Ms McDonald stated that the book growth of 51% and 71% did not relate to the Khula loan book and that the business loan book was towards the RFIs, which was on page 74 of the Annual Report as well as in the Director’s report. Currently Khula’s provisions were adequate and nothing indicated that they had to increase them, but things were not as good as before. Systems for monitoring and ensuring that Khula was managing the risk was strengthened knowing that things could still get worse and at this stage it was believed to be adequate. Indications were that the type of customers Khula was servicing would suffer longer than most of the bigger companies and that it would take longer for them to recover and to come out of the economic slump.

Khula’s Board Chairperson, Ms Nomonde Mapetla, stated that the Khula Board had written to members who were not attending meetings and they had later resigned.
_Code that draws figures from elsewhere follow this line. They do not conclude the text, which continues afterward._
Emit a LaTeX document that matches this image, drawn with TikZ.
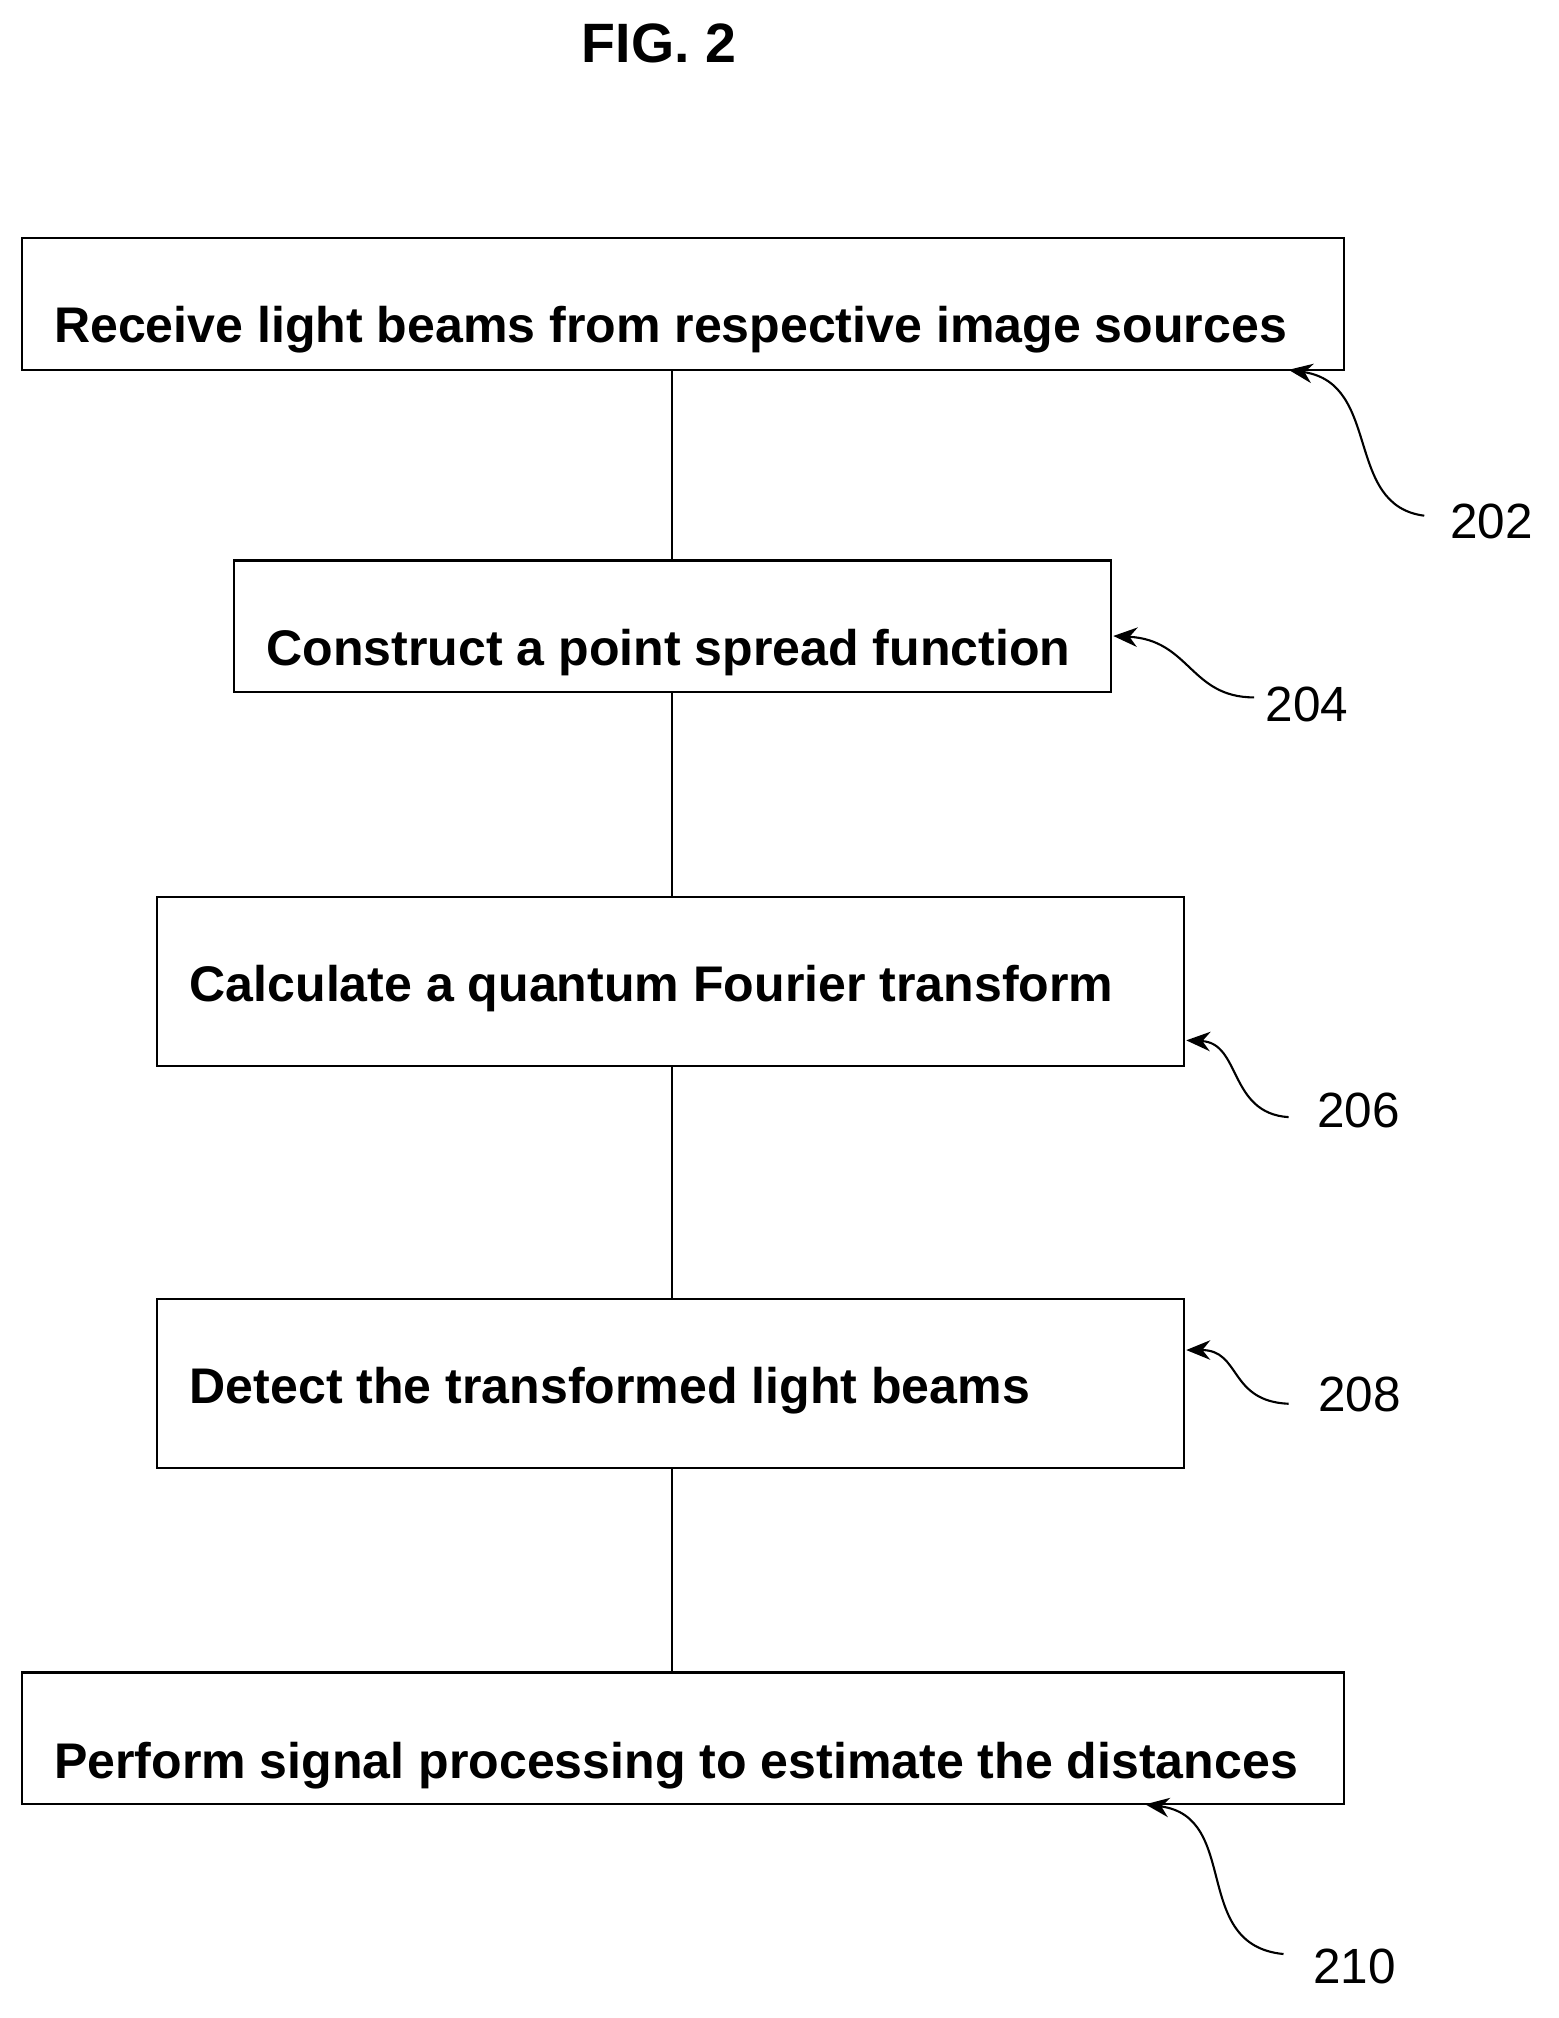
\documentclass[tikz,border=0pt]{standalone}
\usepackage{fontspec}
\setmainfont{Liberation Sans}
\usetikzlibrary{arrows.meta}
\begin{document}
\begin{tikzpicture}[x=0.03cm,y=-0.03cm,
  box/.style={draw,line width=1.4pt},
  txt/.style={anchor=base west,inner sep=0,font=\fontsize{33.4}{38}\selectfont\bfseries},
  lbl/.style={anchor=base west,inner sep=0,font=\fontsize{33}{38}\selectfont},
  link/.style={line width=1.4pt},
  call/.style={line width=1.4pt,-{Stealth[length=16pt,width=13pt]}}]
\useasboundingbox (0,0) rectangle (1218,1577);
\node[font=\fontsize{37}{42}\selectfont\bfseries] (fig) at (515,34) {FIG. 2};
\draw[box] (17,186) rectangle (1050,289);
\coordinate (b1t) at (525,186); \coordinate (b1b) at (525,289);
\node[txt] (t1) at (42,268) {Receive light beams from respective image sources};
\draw[box] (183,438) rectangle (868,541);
\coordinate (b2t) at (525,438); \coordinate (b2b) at (525,541);
\node[txt] (t2) at (208,520) {Construct a point spread function};
\draw[box] (123,701) rectangle (925,833);
\coordinate (b3t) at (525,701); \coordinate (b3b) at (525,833);
\node[txt] (t3) at (148,783) {Calculate a quantum Fourier transform};
\draw[box] (123,1015) rectangle (925,1147);
\coordinate (b4t) at (525,1015); \coordinate (b4b) at (525,1147);
\node[txt] (t4) at (148,1097) {Detect the transformed light beams};
\draw[box] (17,1307) rectangle (1050,1410);
\coordinate (b5t) at (525,1307);
\node[txt] (t5) at (42,1390) {Perform signal processing to estimate the distances};
\draw[link] (b1b) -- (b2t);
\draw[link] (b2b) -- (b3t);
\draw[link] (b3b) -- (b4t);
\draw[link] (b4b) -- (b5t);
\node[lbl] (l1) at (1133,421) {202};
\node[lbl] (l2) at (989,564) {204};
\node[lbl] (l3) at (1029,881) {206};
\node[lbl] (l4) at (1030,1103) {208};
\node[lbl] (l5) at (1026,1550) {210};
\coordinate (c1) at (1007,289); \coordinate (c2) at (870,497);
\coordinate (c3) at (927,813); \coordinate (c4) at (927,1055);
\coordinate (c5) at (895,1410);
\draw[call] (1113,403) .. controls (1050,395) and (1080,300) .. (c1);
\draw[call] (980,545) .. controls (930,545) and (930,500) .. (c2);
\draw[call] (1007,873) .. controls (960,870) and (970,815) .. (c3);
\draw[call] (1007,1097) .. controls (960,1095) and (970,1055) .. (c4);
\draw[call] (1003,1527) .. controls (930,1520) and (970,1420) .. (c5);
\end{tikzpicture}
\end{document}
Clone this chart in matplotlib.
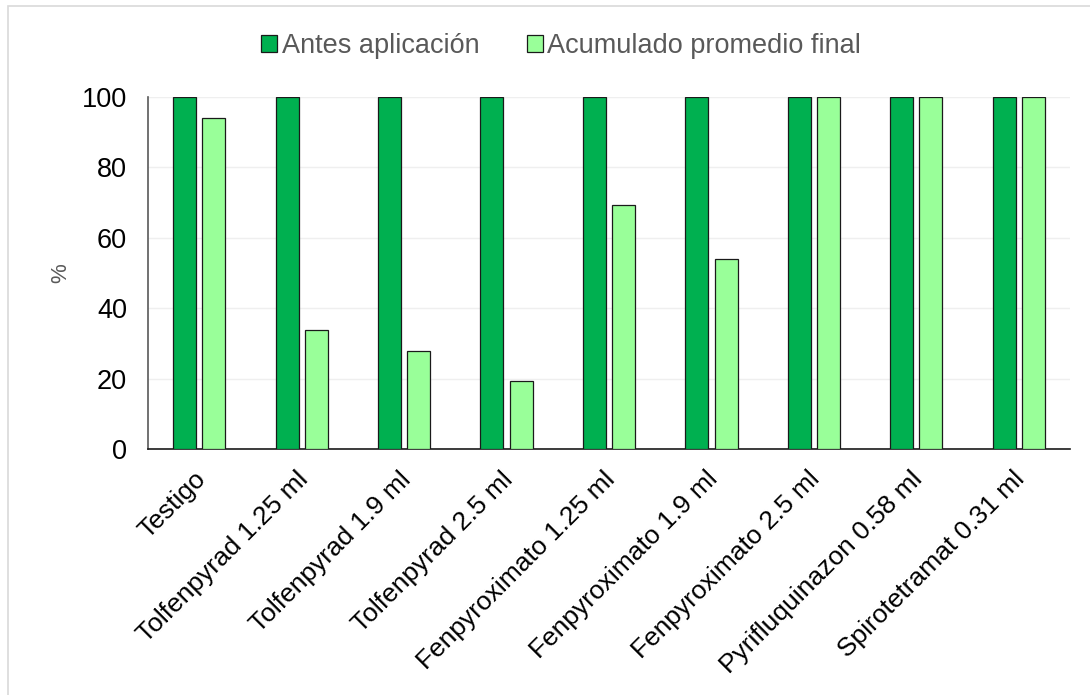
import matplotlib
matplotlib.use("Agg")
import matplotlib.pyplot as plt
from matplotlib.patches import Rectangle
from matplotlib.transforms import ScaledTranslation
import numpy as np

plt.rcParams['font.family'] = ['Liberation Sans', 'DejaVu Sans']

categories = ["Testigo", "Tolfenpyrad 1.25 ml", "Tolfenpyrad 1.9 ml", "Tolfenpyrad 2.5 ml",
              "Fenpyroximato 1.25 ml", "Fenpyroximato 1.9 ml", "Fenpyroximato 2.5 ml",
              "Pyrifluquinazon 0.58 ml", "Spirotetramat 0.31 ml"]
antes = [100, 100, 100, 100, 100, 100, 100, 100, 100]
acumulado = [94.0, 33.8, 27.8, 19.3, 69.3, 53.9, 100, 100, 100]
series_names = ["Antes aplicación", "Acumulado promedio final"]
yticks = [0, 20, 40, 60, 80, 100]

W, H = 1090, 695
fig = plt.figure(figsize=(W / 100, H / 100), dpi=100)
ax = fig.add_axes([148 / W, 1 - 449 / H, (1070 - 148) / W, (449 - 97) / H])

# outer chart frame
fig.patches.append(Rectangle((8 / W, -0.05), 1.2, 1 - 6 / H + 0.05, transform=fig.transFigure,
                             fill=False, edgecolor='#d9d9d9', linewidth=1.2))

x = np.arange(len(categories))
bw = 0.225
off = 0.1425
ax.bar(x - off, antes, bw, color='#00b050', edgecolor='#1a1a1a', linewidth=0.9,
       label=series_names[0], zorder=3)
ax.bar(x + off, acumulado, bw, color='#99ff99', edgecolor='#1a1a1a', linewidth=0.9,
       label=series_names[1], zorder=3)

ax.set_xlim(-0.5, len(categories) - 0.5)
ax.set_ylim(0, 100)
ax.set_yticks(yticks)
ax.set_yticklabels([str(v) for v in yticks], fontsize=19.5, color='black')
ax.set_xticks(x)
ax.set_xticklabels(categories, rotation=45, ha='right', rotation_mode='anchor',
                   fontsize=19, color='black')
ax.tick_params(axis='both', length=0)
ax.tick_params(axis='y', pad=15)
ax.tick_params(axis='x', pad=13)
shift = ScaledTranslation(-6 / 100, 0, fig.dpi_scale_trans)
for lbl in ax.get_xticklabels():
    lbl.set_transform(lbl.get_transform() + shift)

ax.grid(axis='y', color='#efefef', linewidth=1, zorder=0)
for s in ['top', 'right']:
    ax.spines[s].set_visible(False)
ax.spines['left'].set_color('#595959')
ax.spines['left'].set_linewidth(1.2)
ax.spines['bottom'].set_color('#1a1a1a')
ax.spines['bottom'].set_linewidth(1.2)

ax.set_ylabel('%', fontsize=16, color='#595959', labelpad=8)

leg = fig.legend(loc='center', bbox_to_anchor=(561 / W, 1 - 46 / H), ncol=2, frameon=False,
                 fontsize=19.5, handlelength=0.6, handleheight=0.6, handletextpad=0.15,
                 columnspacing=1.75)
for t in leg.get_texts():
    t.set_color('#595959')

fig.savefig('out.png', dpi=100, facecolor='white')
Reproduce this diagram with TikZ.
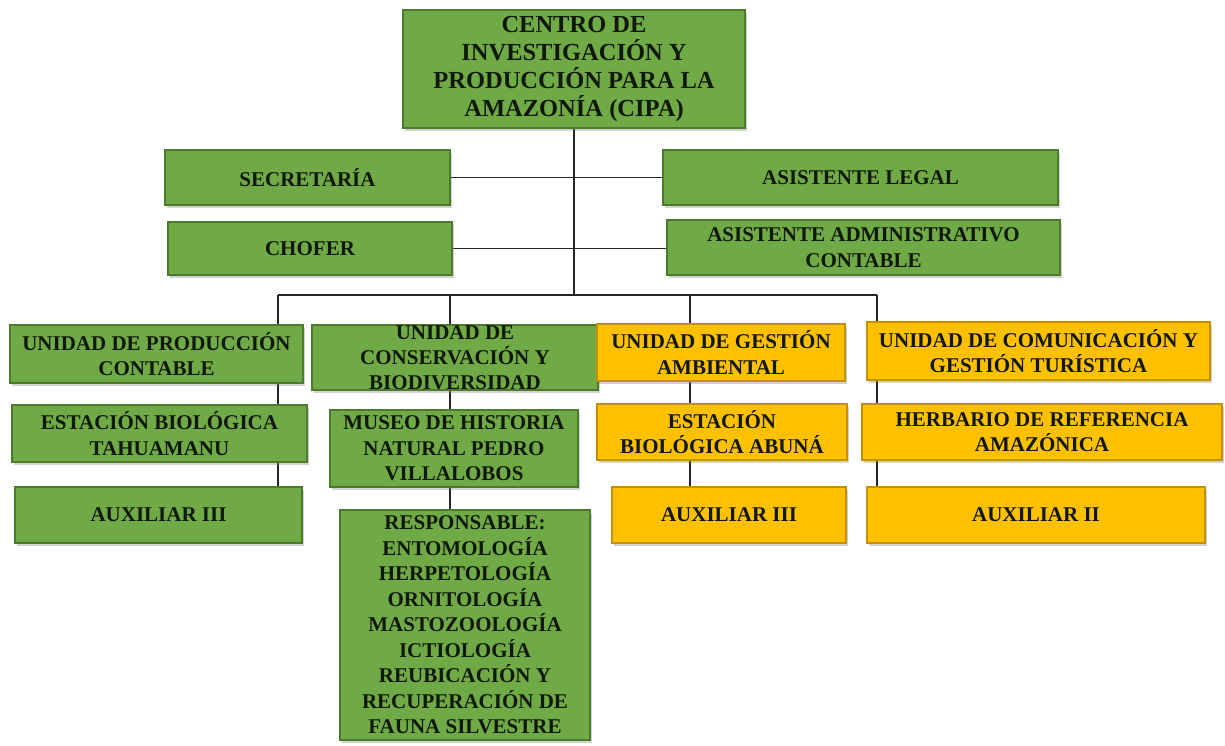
\documentclass[tikz,border=0pt]{standalone}
\usepackage{fontspec}
\setmainfont{Liberation Serif}
\usetikzlibrary{shadows,backgrounds}
\definecolor{boxgreen}{RGB}{112,170,70}
\definecolor{greenedge}{RGB}{78,122,46}
\definecolor{boxgold}{RGB}{255,192,0}
\definecolor{goldedge}{RGB}{196,144,0}
\definecolor{ink}{RGB}{16,24,10}
\tikzset{
 base/.style={rectangle, inner sep=0pt, align=center, text=ink,
   font=\fontsize{21}{25.5}\selectfont\bfseries, line width=1.2pt,
   drop shadow={opacity=0.35, shadow xshift=1.5pt, shadow yshift=-2.5pt}},
 gbox/.style={base, fill=boxgreen, draw=greenedge},
 ybox/.style={base, fill=boxgold, draw=goldedge},
 link/.style={line width=1.4pt, black!85}
}
\begin{document}
\begin{tikzpicture}[x=1pt,y=-1pt]
\useasboundingbox (0,0) rectangle (1225,745);
% level 0
\node[gbox, minimum width=342, minimum height=118, font=\fontsize{24.5}{28}\selectfont\bfseries] (cipa) at (574,69)
  {CENTRO DE\\INVESTIGACIÓN  Y\\PRODUCCIÓN PARA LA\\AMAZONÍA  (CIPA)};
% staff
\node[gbox, minimum width=285, minimum height=55] (sec) at (307.5,177.5) {SECRETARÍA};
\node[gbox, minimum width=395, minimum height=55] (leg) at (860.5,177.5) {ASISTENTE LEGAL};
\node[gbox, minimum width=284, minimum height=53] (cho) at (310,248.5) {CHOFER};
\node[gbox, minimum width=393, minimum height=55] (adm) at (863.5,247.5) {ASISTENTE ADMINISTRATIVO\\CONTABLE};
% units
\node[gbox, minimum width=293, minimum height=58] (u1) at (156.5,354) {UNIDAD DE PRODUCCIÓN\\CONTABLE};
\node[gbox, minimum width=286, minimum height=65,
  label={[align=center, text=ink, font=\fontsize{21}{25}\selectfont\bfseries]center:UNIDAD DE\\CONSERVACIÓN Y\\BIODIVERSIDAD}] (u2) at (455,357.5) {};
\node[ybox, minimum width=248, minimum height=57] (u3) at (721,352.5) {UNIDAD DE GESTIÓN\\AMBIENTAL};
\node[ybox, minimum width=343, minimum height=58] (u4) at (1038.5,351) {UNIDAD DE COMUNICACIÓN Y\\GESTIÓN TURÍSTICA};
% level 3
\node[gbox, minimum width=295, minimum height=57] (tah) at (159.5,433.5) {ESTACIÓN BIOLÓGICA\\TAHUAMANU};
\node[gbox, minimum width=248, minimum height=77] (mus) at (454,448.5) {MUSEO DE HISTORIA\\NATURAL PEDRO\\VILLALOBOS};
\node[ybox, minimum width=250, minimum height=56] (abu) at (722,432) {ESTACIÓN\\BIOLÓGICA ABUNÁ};
\node[ybox, minimum width=360, minimum height=56] (her) at (1042,432) {HERBARIO DE REFERENCIA\\AMAZÓNICA};
% level 4
\node[gbox, minimum width=287, minimum height=56] (ax1) at (158.5,515) {AUXILIAR III};
\node[gbox, minimum width=250, minimum height=230] (res) at (465,625)
  {RESPONSABLE:\\ENTOMOLOGÍA\\HERPETOLOGÍA\\ORNITOLOGÍA\\MASTOZOOLOGÍA\\ICTIOLOGÍA\\REUBICACIÓN Y\\RECUPERACIÓN DE\\FAUNA SILVESTRE};
\node[ybox, minimum width=234, minimum height=56] (ax3) at (729,515) {AUXILIAR III};
\node[ybox, minimum width=338, minimum height=56] (ax2) at (1036,515) {AUXILIAR II};
% connectors
\coordinate (d1) at (278,295);
\coordinate (d2) at (450,295);
\coordinate (d3) at (690,295);
\coordinate (d4) at (877,295);
\begin{pgfonlayer}{background}
\fill[white] (0,0) rectangle (1225,745);
\draw[link] (cipa.south) -- (cipa.south |- d1);
\draw[link] (sec.east) -- (leg.west);
\draw[link] (cho.east) -- (cho.east -| adm.west);
\draw[link] (d1) -- (d4);
\draw[link] (d1) -- (d1 |- u1.north);
\draw[link] (d2) -- (d2 |- u2.north);
\draw[link] (d3) -- (d3 |- u3.north);
\draw[link] (d4) -- (d4 |- u4.north);
\draw[link] (u1.south -| d1) -- (tah.north -| d1);
\draw[link] (tah.south -| d1) -- (ax1.north -| d1);
\draw[link] (u2.south -| d2) -- (mus.north -| d2);
\draw[link] (mus.south -| d2) -- (res.north -| d2);
\draw[link] (u3.south -| d3) -- (abu.north -| d3);
\draw[link] (abu.south -| d3) -- (ax3.north -| d3);
\draw[link] (u4.south -| d4) -- (her.north -| d4);
\draw[link] (her.south -| d4) -- (ax2.north -| d4);
\end{pgfonlayer}
\end{tikzpicture}
\end{document}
Action was taken against other members who did not participate or attend meetings and they received no remuneration.

Prof Turok emphasised that decisions by the Committee in the past were unanimous and there were no differences on the stance the Committee took on the question of Khula Direct. There was now international recognition that small enterprises were needed in developing countries badly, because that was where there was income generation, job creation and training. The bookkeeping of Khula needed to be supervised and examined and Khula had to be held accountable for what they were doing. He agreed with Mr Oriani-Ambrosini to look for support worldwide for financing Khula.

The Chairperson asked whether there were there any adjustments that had to be done before Khula could get the financials rolling. Khula should in future also include businesses owned by disabled persons, the percentage of loans below R250 000 was low at 31% and more detailed information was needed about the credit indemnity book. Rural and township success stories could go a long way and more information around Khula partnerships would be helpful and some SMMEs needed more technological support. There were expectations about the property sector and it was necessary to see business thriving in townships. Industrial parks were a challenge that required the communities’ involvement and innovation was required particularly in transport nodes and more details were needed on the strategy Khula had adopted in the property section.

Ms McDonald replied that no adjustments were made for the audit.

Mr Ismail Tayob (Khula Board) responded that a good gauge of how the financial department performed was the letter from the auditors this year and from that point of view, Khula was doing a good job.


Mr Mabasa said that he understood Khula was not directly responsible for the mentorship programme and hoped that this did not consume money intended to help recipients. Most industrial business areas in the townships and rural areas looked like squatter camps and it was possible for Khula to work with municipalities to meet infrastructure needs. Mr Mazibuko said that Khula had debated whether to outsource the mentorship programme or to do it themselves. The view was that they did not want so many permanent people on the payroll that were not utilised sufficiently. Outsourcing made sense as the service was used when needed and no other benefits were associated with keeping those people on the payroll. Through the regional offices the services that were provide were managed, and payment was scaled according to the services provided and approved by the financial institution. .

Mr Mkhize agreed that Khula could provide more support and examine industrial business areas. Khula wanted to work with other departments in an effort to grow its customer base and work with the Department of Rural Community Development and particularly with the municipalities. Most of the properties that Khula was managing in the property portfolio fell within the previously disadvantaged urban areas. Khula’s efforts had been directed at making an impact to remove the perceptions of squalor where government had made a contribution in the property industry, and Gugulethu was one of the schemes that was doing exactly that. Khula planned to create opportunities for people to get engaged in creating economy and dealing with the transport nodes in a different way. Khula had also improved the industrial development between the areas of Pietermaritzburg and Durban and Pinetown and contributed to the success of some big names such as Stoned Cherie started by entrepreneurs, whose fashion products were being distributed internationally.

Mr Molepo said that Khula was partnering with the regional DFIs for local economic activities and to date Limpopo and Mpumalanga had been earmarked. The fund totaled R16 million, which included R4 million each from Khula, DFI, Unoch and SEDA, whose contribution was for non-financial support.

Mr Mazibuko said that in Mpumalanga the fund targeted the major sugar cane growers in the area so that they could supply their products to the market.

The Chairperson emphasised that by the time an unqualified audit was seen there would have been numerous adjustments and no financial report exposed the adjustments because it had an impact on delivery and was a practice the Committee should look into. He congratulated Khula for the unqualified audit report. He said that the Disabled People of SA was an institution that could be worked with and they had a database, and could help in conjunction with the new ministry.

[Mr S Njikelana was acting Chair as the Chairperson could not attend the meeting as she had been delegated by Parliament to lead the delegation to South Korea.]